I join to the welcome back messages Edward. Nice to have you here and in
good shape :-)
[...]
From my perspective, I desire Leo's ability to manage trees and have
clones and execute scripts in truly rich text and graphical
environment. I wish I could paste images and markup text in Leo with
the same ease that I use MS Word or Onenote. At present most of my
work is trifurcated. One set of activities takes place in Leo and
other plain text tools, a second in Word/Onenote, and the last in
computer mapping and graphic design. I find myself constantly
repeating things in one of these environments that I've already done
(part of) in another.
That would be my ideal Leo environment too. Recently I was
explaining/showing Leo to a pair of friends. The idea of clones is a
really powerful and quick to catch one. If they have a more familiar
interface oriented towards non-technical users surely both would start
to use it (in fact one of them, the more technical guy is going to use
it and the non-technical girl still is not).
Maybe someday there will be a grand unification leo-like environment,
stranger things have happened. I suspect that like the grand
unification theory quest of physics, it will be illusive, perpetually
just out of reach, and smell like it's around the corner. ;-)
I wish .leo fi)les could just *be* programs, but most people would find
such a scheme unacceptable.
The FOSSIL source code management tool has done some impressive things
in this regard:
http://fossil-scm.org/index.html/doc/trunk/www/index.wiki
For me the idea of a file based approach a la "everything is a file" of
Unix is becoming more and more insufficient.

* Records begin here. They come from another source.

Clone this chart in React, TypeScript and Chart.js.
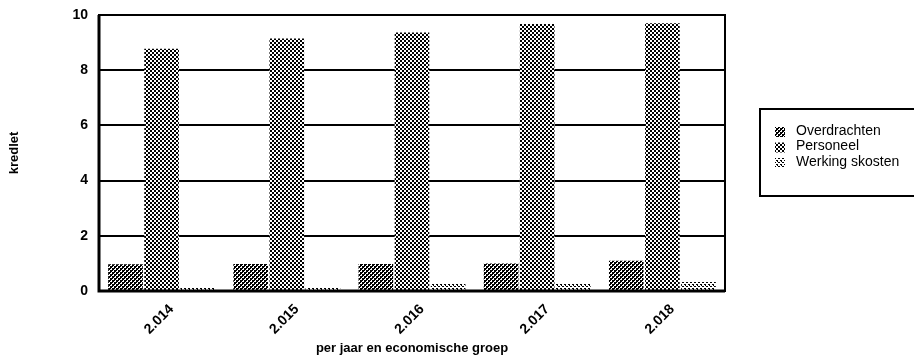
import React, { useEffect, useRef } from "react";
import { Chart, registerables } from "chart.js";

Chart.register(...registerables);

const categories = ["2.014", "2.015", "2.016", "2.017", "2.018"];
const overdrachten = [0.97, 0.98, 0.98, 1.0, 1.1];
const personeel = [8.78, 9.15, 9.37, 9.67, 9.7];
const werkingskosten = [0.13, 0.12, 0.25, 0.25, 0.33];
const seriesNames = ["Overdrachten", "Personeel", "Werking skosten"];
const yTicks = [0, 2, 4, 6, 8, 10];

function makePattern(kind: number): CanvasPattern | string {
  const c = document.createElement("canvas");
  c.width = 4;
  c.height = 4;
  const ctx = c.getContext("2d");
  if (!ctx) return "#555";
  ctx.fillStyle = "#fff";
  ctx.fillRect(0, 0, 4, 4);
  ctx.fillStyle = "#000";
  if (kind === 0) {
    ctx.fillRect(0, 0, 2, 2);
    ctx.fillRect(2, 2, 2, 2);
    ctx.fillRect(2, 0, 1, 1);
    ctx.fillRect(0, 2, 1, 1);
  } else if (kind === 1) {
    ctx.fillRect(0, 0, 2, 2);
    ctx.fillRect(2, 2, 2, 2);
  } else {
    ctx.fillRect(0, 0, 2, 1);
    ctx.fillRect(2, 2, 2, 1);
    ctx.fillRect(1, 1, 1, 1);
  }
  const p = ctx.createPattern(c, "repeat");
  return p || "#555";
}

const FONT = "'Liberation Sans', Arial, sans-serif";

export default function App() {
  const ref = useRef<HTMLCanvasElement>(null);
  useEffect(() => {
    if (!ref.current) return;
    const patterns = [makePattern(0), makePattern(1), makePattern(2)];
    const framePlugin = {
      id: "frame",
      afterDraw(chart: any) {
        const { ctx, chartArea } = chart;
        ctx.save();
        ctx.strokeStyle = "#000";
        ctx.lineWidth = 2;
        ctx.strokeRect(chartArea.left, chartArea.top, chartArea.right - chartArea.left, chartArea.bottom - chartArea.top);
        ctx.lineWidth = 3;
        ctx.beginPath();
        ctx.moveTo(chartArea.left, chartArea.top);
        ctx.lineTo(chartArea.left, chartArea.bottom);
        ctx.lineTo(chartArea.right, chartArea.bottom);
        ctx.stroke();
        // legend
        ctx.lineWidth = 2;
        ctx.strokeRect(760, 109, 170, 87);
        ctx.font = "14px " + FONT;
        ctx.textBaseline = "middle";
        ctx.fillStyle = "#000";
        const ys = [131, 146.5, 162];
        seriesNames.forEach((n, i) => {
          ctx.fillStyle = patterns[i] as any;
          ctx.fillRect(775, ys[i] - 4, 10, 10);
          ctx.fillStyle = "#000";
          ctx.fillText(n, 796, ys[i]);
        });
        ctx.restore();
      },
    };
    const chart = new Chart(ref.current, {
      type: "bar",
      data: {
        labels: categories,
        datasets: [
          { label: seriesNames[0], data: overdrachten, backgroundColor: patterns[0] as any },
          { label: seriesNames[1], data: personeel, backgroundColor: patterns[1] as any },
          { label: seriesNames[2], data: werkingskosten, backgroundColor: patterns[2] as any },
        ],
      },
      options: {
        animation: false,
        responsive: false,
        layout: { padding: { left: 0, right: 189, top: 15, bottom: 0 } },
        datasets: { bar: { categoryPercentage: 0.865, barPercentage: 0.96 } },
        plugins: { legend: { display: false }, tooltip: { enabled: false } },
        scales: {
          x: {
            grid: { display: false },
            border: { display: false },
            ticks: {
              color: "#000",
              font: { family: FONT, size: 14, weight: "bold" },
              maxRotation: 45,
              minRotation: 45,
              labelOffset: 10,
              padding: 2,
            },
            title: {
              display: true,
              text: "per jaar en economische groep",
              color: "#000",
              font: { family: FONT, size: 13, weight: "bold" },
              padding: { top: 0, bottom: 0 },
            },
            afterFit: (s: any) => {
              s.height = 65;
              s.paddingLeft = 0;
              s.paddingRight = 0;
            },
          },
          y: {
            min: 0,
            max: 10,
            afterBuildTicks: (s: any) => {
              s.ticks = yTicks.map((v) => ({ value: v }));
            },
            grid: { color: "#000", lineWidth: 2, drawTicks: false },
            border: { display: false },
            ticks: {
              color: "#000",
              font: { family: FONT, size: 14, weight: "bold" },
              padding: 11,
            },
            title: {
              display: true,
              text: "kredlet",
              color: "#000",
              font: { family: FONT, size: 13, weight: "bold" },
              padding: { top: 7, bottom: 0 },
            },
            afterFit: (s: any) => {
              s.width = 99;
              s.paddingTop = 0;
              s.paddingBottom = 0;
            },
          },
        },
      },
      plugins: [framePlugin],
    });
    return () => chart.destroy();
  }, []);
  return (
    <div style={{ position: "fixed", left: 0, top: 0, width: 914, height: 356, background: "#fff" }}>
      <canvas ref={ref} width={914} height={356} style={{ display: "block" }} />
    </div>
  );
}
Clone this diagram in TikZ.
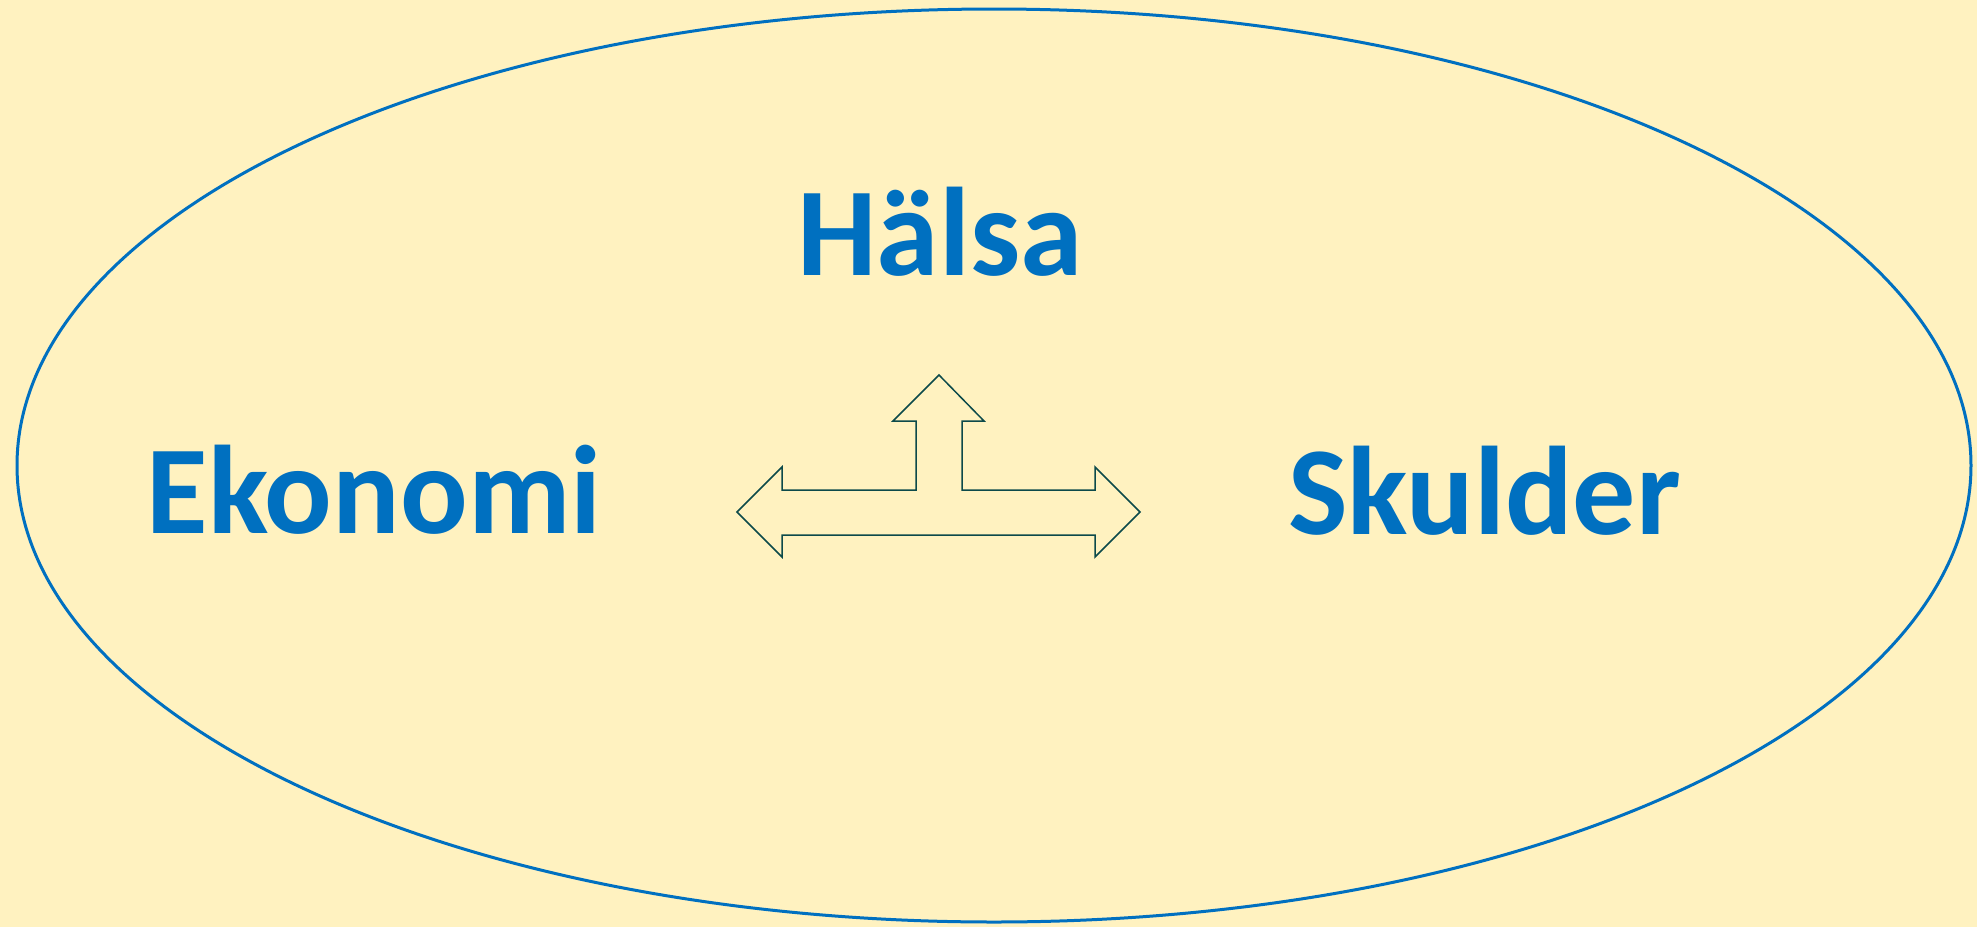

The more I approach
Smalltalk and its "everything is a object" philosophy, the more I see
this insufficiency. Flat files or metafiles about them (a la Leo) don't
deal properly with some kind of abstraction about storage, version
control and so on, so you need to put a lot of intelligence outside the
files, usually in small programs "that made one thing, made it right and
communicate". The thing is that this are not small portable programs any
more. For example, you have always to install the SCM/VCS for your
plattform and deal with the extra stuff, like visualization or web
enabled interaction (think about the web interface of gitorious or
bitbucket). I think that the interaction of Fossil + Leo could solve the
idea of having external files in a single "Leo document" that would be
really a fossil sqlite repository with all the external files in it, but
syncronizable with the outside world. This kind of instantiated image of
files in a moment of time in Fossil + Leo, would be like the
instantiated image of objects in a moment of time of Smalltalk. I don't
know for sure for anyone else, but I think that the more Leo users use
Leo, the more they would like to "live inside" Leo (that is my case,
anyway) and I believe that this would be possible, only if Leo
incorporates a default, minimalist a portable discourse about storage
and version control. Fossil is for me, that kind of discourse to talk with.